Mémoires de la soie dans la Drôme et à Taulignan

Mémoires de la soie dans la Drôme et à Taulignan

Taulignan

L'association des Onze Tours (association qui travaille sur le patrimoine de Taulignan) a publié en octobre 2011 cette étude que j'avais réalisée en 2002 à la demande de la Conservation Départementale de la Drôme, consacrée à l'histoire et au contexte social de la soie à Taulignan et dans sa région. Elle restitue, au-delà des chiffres évocateurs de la production, la dimension humaine du travail, bien souvent négligée au prix de la rentabilité.

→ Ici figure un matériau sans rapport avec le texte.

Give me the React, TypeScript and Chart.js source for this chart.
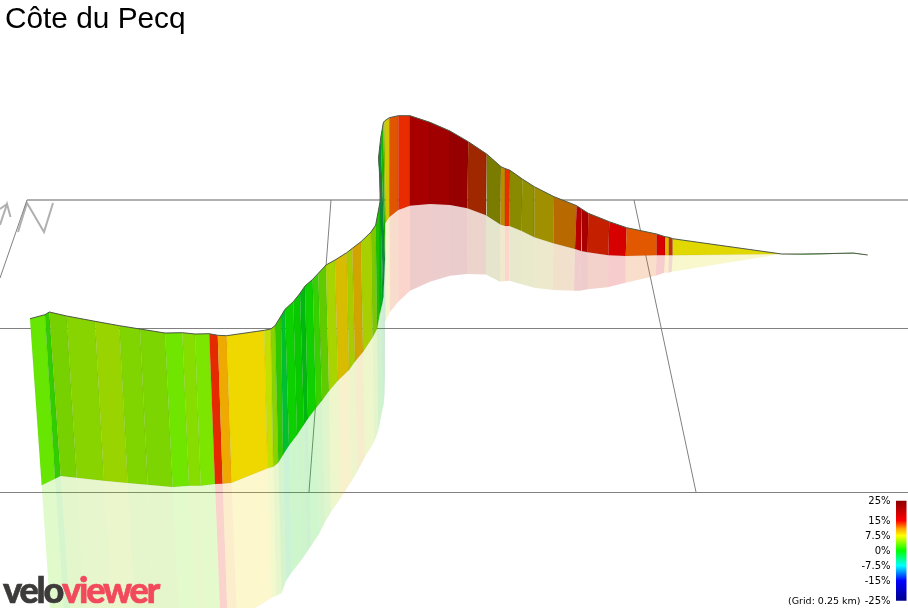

Elle s'attache en particulier à l'histoire douloureuse de celles que l'on appelait pudiquement les "orphelines": filles de familles pauvres, orphelines parfois, ou prostituées, envoyées par l'organisme catholique du "Bon pasteur" de Paris aux établissements Armandy de Taulignan, qui les utilisaient de 13 à 21 ans.

Voici quelques lignes de ma conclusion qui soulignent les difficultés auxquels j'ai été confrontée lors de l'enquête, et la nécessité de ce travail pour la reconnaissance de celles qui ont contribué à la prospérité de l'industrie moulinière :

J'ai été surprise par le silence et l'oubli qui sont retombés sur l'histoire récente et douloureuse des "orphelinats industriels" et les conditions de travail de leurs ouvrières.

Mais le silence n'est-il pas caractéristique de l'identité de ce bourg sentinelle qui oscille entre bien des possibles, parmi les parcelles de vignes, l'eau du canal de moins en moins convoitée, irriguant ses bas-fonds fertiles, et les étendues arides, rebelles à toute agriculture, où la truffe se cachait dans de maigres taillis sur le passage des moutons ? Ce silence n'est-il pas celui des classes populaires qui l'animaient jadis, toutes entières vouées au travail que fournissaient les ressources locales - les carrières de pierre, la soie, les cartonnages - et occupées à gagner un salaire de survie.

Une longue histoire muette hante Taulignan, bourg fortifié du XIIIème siècle, aux maisons resserrées autour de leur clocher, dans la coquille ronde des remparts tendus de onze tours, déserté par ceux qui s'y sont créé une fortune. Certains auraient profité du pittoresque de son site pour le mettre en valeur, capter l'attention et attirer sur leur village les faveurs de la vague touristique, d'autant que la région s'y prête et que les bourgades voisines, (Grignan, Nyons) plus bourgeoises, ont misé depuis longtemps sur cet atout. Mais il n'en est rien. Taulignan berce sa mémoire.